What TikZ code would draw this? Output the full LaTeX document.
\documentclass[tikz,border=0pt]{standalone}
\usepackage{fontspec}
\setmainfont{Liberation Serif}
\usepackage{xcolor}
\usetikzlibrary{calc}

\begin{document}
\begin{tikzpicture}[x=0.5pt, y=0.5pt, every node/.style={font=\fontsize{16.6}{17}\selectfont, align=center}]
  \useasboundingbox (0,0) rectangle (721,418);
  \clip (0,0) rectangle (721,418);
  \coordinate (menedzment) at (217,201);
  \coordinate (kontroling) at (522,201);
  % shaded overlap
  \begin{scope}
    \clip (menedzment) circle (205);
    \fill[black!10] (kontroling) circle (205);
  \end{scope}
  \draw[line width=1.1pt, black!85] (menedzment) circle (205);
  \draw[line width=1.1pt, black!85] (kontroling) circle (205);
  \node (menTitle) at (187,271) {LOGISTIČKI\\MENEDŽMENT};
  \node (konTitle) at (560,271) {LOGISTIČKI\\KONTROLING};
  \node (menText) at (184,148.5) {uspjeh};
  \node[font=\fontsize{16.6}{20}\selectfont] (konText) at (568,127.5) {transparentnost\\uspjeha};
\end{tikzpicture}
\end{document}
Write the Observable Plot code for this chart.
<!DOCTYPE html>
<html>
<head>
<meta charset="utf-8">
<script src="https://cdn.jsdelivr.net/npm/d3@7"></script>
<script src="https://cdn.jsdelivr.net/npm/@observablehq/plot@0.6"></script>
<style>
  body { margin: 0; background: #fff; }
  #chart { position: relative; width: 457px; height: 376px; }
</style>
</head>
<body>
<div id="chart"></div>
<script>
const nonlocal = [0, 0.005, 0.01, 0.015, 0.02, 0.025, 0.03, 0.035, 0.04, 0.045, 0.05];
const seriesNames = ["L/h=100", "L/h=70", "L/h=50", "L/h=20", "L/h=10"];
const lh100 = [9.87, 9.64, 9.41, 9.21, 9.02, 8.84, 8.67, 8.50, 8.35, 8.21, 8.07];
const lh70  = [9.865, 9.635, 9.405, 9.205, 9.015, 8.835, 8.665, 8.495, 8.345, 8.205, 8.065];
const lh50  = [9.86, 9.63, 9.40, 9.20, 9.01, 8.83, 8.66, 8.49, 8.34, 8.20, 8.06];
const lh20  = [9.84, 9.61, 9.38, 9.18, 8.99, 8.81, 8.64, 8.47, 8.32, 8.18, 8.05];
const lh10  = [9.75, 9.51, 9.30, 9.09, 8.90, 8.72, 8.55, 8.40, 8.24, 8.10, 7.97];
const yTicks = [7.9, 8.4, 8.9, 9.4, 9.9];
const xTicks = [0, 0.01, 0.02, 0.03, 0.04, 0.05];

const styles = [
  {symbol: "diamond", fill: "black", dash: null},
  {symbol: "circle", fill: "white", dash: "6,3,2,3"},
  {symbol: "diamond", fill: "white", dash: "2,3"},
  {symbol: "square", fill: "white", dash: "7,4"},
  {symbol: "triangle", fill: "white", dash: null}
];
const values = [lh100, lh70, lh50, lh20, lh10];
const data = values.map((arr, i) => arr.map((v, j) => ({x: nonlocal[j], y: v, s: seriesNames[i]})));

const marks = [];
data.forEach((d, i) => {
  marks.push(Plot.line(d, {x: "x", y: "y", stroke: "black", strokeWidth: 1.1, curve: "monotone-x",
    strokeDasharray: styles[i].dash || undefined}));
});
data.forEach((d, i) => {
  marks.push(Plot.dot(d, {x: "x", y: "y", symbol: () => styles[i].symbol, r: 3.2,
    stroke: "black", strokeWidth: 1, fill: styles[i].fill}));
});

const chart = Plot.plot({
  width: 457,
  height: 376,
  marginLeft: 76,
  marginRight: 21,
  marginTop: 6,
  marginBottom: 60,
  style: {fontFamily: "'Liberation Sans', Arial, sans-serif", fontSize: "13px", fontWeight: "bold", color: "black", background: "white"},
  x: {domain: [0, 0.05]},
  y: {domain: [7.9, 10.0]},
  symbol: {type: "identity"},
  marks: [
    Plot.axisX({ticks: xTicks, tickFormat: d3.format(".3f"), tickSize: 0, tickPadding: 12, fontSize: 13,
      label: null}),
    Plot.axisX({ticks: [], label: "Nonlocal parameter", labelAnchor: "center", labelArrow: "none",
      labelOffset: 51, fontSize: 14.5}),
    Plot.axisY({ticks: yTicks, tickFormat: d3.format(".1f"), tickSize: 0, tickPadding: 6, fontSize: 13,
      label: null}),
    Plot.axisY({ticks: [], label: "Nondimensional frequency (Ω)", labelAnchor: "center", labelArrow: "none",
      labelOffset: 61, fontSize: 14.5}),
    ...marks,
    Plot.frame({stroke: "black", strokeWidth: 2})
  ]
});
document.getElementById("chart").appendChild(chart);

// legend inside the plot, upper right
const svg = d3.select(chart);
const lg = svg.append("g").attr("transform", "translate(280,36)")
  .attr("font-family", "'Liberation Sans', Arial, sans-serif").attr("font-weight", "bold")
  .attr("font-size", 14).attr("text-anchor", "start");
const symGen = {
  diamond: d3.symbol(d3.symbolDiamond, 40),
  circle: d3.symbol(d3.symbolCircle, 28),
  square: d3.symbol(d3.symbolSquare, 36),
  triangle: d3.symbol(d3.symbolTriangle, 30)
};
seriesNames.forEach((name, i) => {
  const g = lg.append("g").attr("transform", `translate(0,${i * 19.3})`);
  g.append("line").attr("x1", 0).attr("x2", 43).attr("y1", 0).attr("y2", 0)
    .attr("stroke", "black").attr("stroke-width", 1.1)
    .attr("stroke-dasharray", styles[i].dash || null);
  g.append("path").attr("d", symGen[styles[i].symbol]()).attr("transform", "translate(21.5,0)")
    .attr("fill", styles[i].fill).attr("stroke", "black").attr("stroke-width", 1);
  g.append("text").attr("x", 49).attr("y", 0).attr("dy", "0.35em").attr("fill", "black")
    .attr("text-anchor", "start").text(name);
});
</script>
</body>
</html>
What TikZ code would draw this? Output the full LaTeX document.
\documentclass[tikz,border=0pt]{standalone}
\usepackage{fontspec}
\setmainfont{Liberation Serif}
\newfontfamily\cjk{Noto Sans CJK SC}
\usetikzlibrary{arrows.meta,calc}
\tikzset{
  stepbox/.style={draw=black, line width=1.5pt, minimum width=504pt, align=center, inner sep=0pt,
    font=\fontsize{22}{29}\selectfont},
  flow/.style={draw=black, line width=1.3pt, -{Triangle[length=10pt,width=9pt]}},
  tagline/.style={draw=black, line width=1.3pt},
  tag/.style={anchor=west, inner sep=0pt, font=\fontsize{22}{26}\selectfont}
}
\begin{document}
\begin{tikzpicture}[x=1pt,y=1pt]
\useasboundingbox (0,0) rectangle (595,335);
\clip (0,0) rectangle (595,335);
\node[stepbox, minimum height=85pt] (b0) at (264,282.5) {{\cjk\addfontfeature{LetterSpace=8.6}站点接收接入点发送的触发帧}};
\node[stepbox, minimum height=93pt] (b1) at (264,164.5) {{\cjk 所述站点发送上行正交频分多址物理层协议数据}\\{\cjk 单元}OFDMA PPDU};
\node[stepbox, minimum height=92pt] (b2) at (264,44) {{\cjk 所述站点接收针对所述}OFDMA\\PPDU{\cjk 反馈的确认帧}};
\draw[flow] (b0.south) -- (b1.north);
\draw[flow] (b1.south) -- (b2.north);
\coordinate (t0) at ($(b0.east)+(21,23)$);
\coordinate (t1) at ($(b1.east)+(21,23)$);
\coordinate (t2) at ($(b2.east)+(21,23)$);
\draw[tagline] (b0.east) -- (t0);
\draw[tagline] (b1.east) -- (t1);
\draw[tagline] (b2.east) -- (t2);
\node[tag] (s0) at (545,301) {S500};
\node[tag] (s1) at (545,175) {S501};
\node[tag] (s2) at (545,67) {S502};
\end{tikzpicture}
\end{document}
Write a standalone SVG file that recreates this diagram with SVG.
————
# DIRECTION
Within the records above, how many lines include the word "this"? State the number by itself.

# TASK ANSWER
4